You’ll be expected to keep a clear head in life-or-death situations and maintain your composure when assisting traumatic events like auto crash injuries and fatalities without becoming disabled by stress. You also will be required to put yourself in extremely dangerous situations, such as going into burning buildings, crawling through tight spaces and entering other hazardous environments.
Most volunteer fire departments want you to devote a minimum amount of time to service, so make sure you have time in your schedule and the flexibility to make that work. It also means that you must have the time to devote to the requisite training course. The length of the training can vary by state and the level of certification required — a Firefighter I certification may take six months of attending class two days per week.
You must also commit to staying in great physical condition to maintain the stamina to perform the necessary firefighting tasks. Eat right, exercise and reduce or eliminate habits that can adversely affect your health, like tobacco and alcohol use.
The first step in becoming a part of your local volunteer fire department is to make contact with them to see if they need additional volunteers. Not all communities have volunteer fire departments. If yours doesn’t, you can probably find another one nearby that does. However, some have residency requirements.

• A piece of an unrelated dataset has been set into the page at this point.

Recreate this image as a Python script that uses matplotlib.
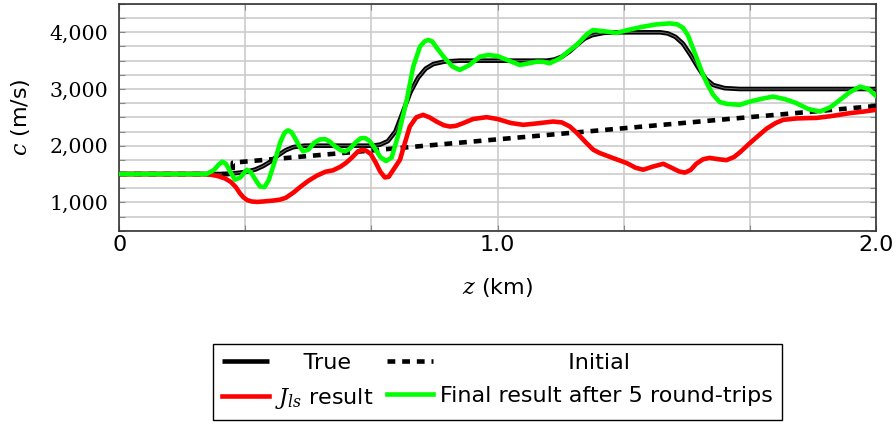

When contacting a local fire department, always call their non-emergency number so you don’t tie up the dispatcher with your call. Many fire stations will welcome you to drop in if they’re not busy. You can talk with them about becoming a volunteer and gain some insider information.
They might even let you ride along with them or tour their fire station, so you can get a better idea of what’s involved in the working in fire safety. They can also direct you to the proper authorities to help you get signed up.
Once you’ve found the right volunteer fire department, you’ll need to find out their requirements for service to see if you qualify. The standards vary widely, but they all have a minimum age requirement.
Many will do a background check to see if you have anything in your history that would prevent you from becoming a volunteer firefighter. Expect to be required to be cleared by a doctor or pass a physical ability test, some departments require both.
If your application is approved, the next step is to take the training course. The time requirement of these programs varies, but all firefighters must take a minimum 110-hour NFPA-certified (National Fire Protection Association) course.
Becoming a member of a volunteer fire department is more than preparing to fight fire. There are many other functions and responsibilities that you can volunteer to help with such as fund raising, office work, maintaining and cleaning equipment, dispatching and washing vehicles — all are an important part of running a volunteer fire department.
Whatever capacity you choose to become involved in with your local volunteer fire department, it will most likely be one of the most rewarding experiences of your life.